Mechteld Jansen betoogt dat er twee belangrijke groepen in de samenleving zijn te onderscheiden: aan de onderkant het volk en aan de bovenkant de elite. Tussen de twee groepen gaapt een kloof, de communicatie is behoorlijk verstoord. Mechteld Jansen ziet het als roeping niet mee te gaan in het wantrouwen dat tussen de twee groepen bestaat. Ze wil juist op zielsniveau verbindingen leggen. Het geloof in God kan de ene groep met de andere groep verbinden. De viering is een manier om allen bij elkaar te brengen.
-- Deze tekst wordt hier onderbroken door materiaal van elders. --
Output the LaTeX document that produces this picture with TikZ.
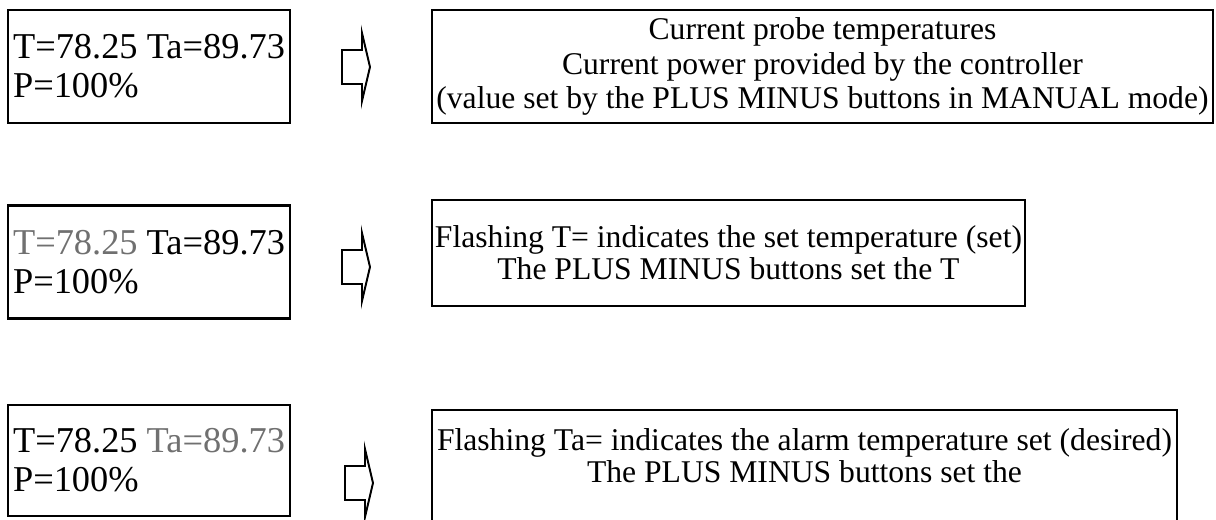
\documentclass[tikz,border=0pt]{standalone}
\usepackage{fontspec}
\setmainfont{Liberation Serif}
\usepackage{xcolor}
\usetikzlibrary{positioning}
\definecolor{flashgray}{RGB}{112,112,112}

\begin{document}
\begin{tikzpicture}[
  lcd/.style={draw=black, line width=1.3pt, minimum width=5.64cm, minimum height=2.26cm, align=left, inner sep=1pt, font=\fontsize{20.7}{22.1}\selectfont},
  desc/.style={draw=black, line width=1.3pt, align=center, inner sep=1pt},
  pointer/.style={draw=black, line width=1.1pt, line join=miter}
]
  \clip (0,0) rectangle (24.32,10.38);

  % Display: lettura normale
  \node[lcd] (lcdA) at (2.98, 9.05) {T=78.25 Ta=89.73\\P=100\%};
  \node[desc, minimum width=15.62cm, minimum height=2.26cm, font=\fontsize{18}{19.5}\selectfont] (infoA) at (16.45, 9.05) {Current probe temperatures\\Current power provided by the controller\\(value set by the PLUS MINUS buttons in MANUAL mode)};

  % Display: T lampeggiante
  \node[lcd] (lcdB) at (2.98, 5.14) {\textcolor{flashgray}{T=78.25} Ta=89.73\\P=100\%};
  \node[desc, minimum width=11.86cm, minimum height=2.12cm, font=\fontsize{18}{18.1}\selectfont] (infoB) at (14.57, 5.32) {Flashing T= indicates the set temperature (set)\\The PLUS MINUS buttons set the T};

  % Display: Ta lampeggiante
  \node[lcd, minimum height=2.22cm] (lcdC) at (2.98, 1.17) {T=78.25 \textcolor{flashgray}{Ta=89.73}\\P=100\%};
  \node[desc, minimum width=14.9cm, minimum height=2.64cm, font=\fontsize{18}{18.1}\selectfont] (infoC) at (16.09, 0.86) {Flashing Ta= indicates the alarm temperature set (desired)\\The PLUS MINUS buttons set the\\\strut};

  % Frecce
  \foreach \ax/\ay/\nm in {6.84/9.04/A, 6.84/5.04/B, 6.90/0.72/C} {
    \coordinate (ptr\nm) at (\ax, \ay);
    \draw[pointer] (ptr\nm) ++(0,0.34) -- ++(0.40,0) -- ++(0,0.34) -- ++(0.16,-0.68) -- ++(-0.16,-0.68) -- ++(0,0.34) -- ++(-0.40,0) -- cycle;
  }

\end{tikzpicture}
\end{document}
Ze maakt daarbij een vergelijking naar de ijsbaan, waar ook rijk en arm elkaar spreekt.
Verschillende leden van het breed moderamen stelden vast dat hun eigen gemeente vooral uit middengroepen bestaat. Noch de intellectuele elite, noch de authentieke arbeiders zijn massaal vertegenwoordigd. Vooral HBO-ers en in sommige gemeenten vaklieden met middeninkomens zijn in de kerkbanken te vinden. ‘We zijn in de negentiende eeuw nogal wat arbeiders kwijt geraakt’, zei één van de predikanten, ‘en in de twintigste eeuw veel mensen uit de elites’. ‘Wij verkeren vooral in kringen met andere HBO-ers en ik heb er weinig zicht op wat er in andere kringen van de samenleving gebeurt’, zei een ambtsdrager. ‘De profielschets waarop ik werd beroepen’, zei een predikant, ‘gaf het getuigenis dat er niet vele wijzen en niet vele aanzienlijken in onze gemeente wonen’.
Criteria
Het gesprek ging verder over de vraag welke criteria je hanteert om volk en elite te onderscheiden. Mechteld Jansen noemt er twee in haar essay: opleiding en vermogen. Er zijn er meer te bedenken: inkomen, de vraag of je één- of tweeverdiener bent, de vraag of je digivaardig bent of digibeet. Het kan best zijn dat je op een criterium afgerekend bij de elite hoort en bij een ander criterium bij de onderkant. Een predikant bijvoorbeeld hoort qua opleiding bij de elite, maar qua inkomsten blijft hij of zij achter bij vele andere academisch geschoolden.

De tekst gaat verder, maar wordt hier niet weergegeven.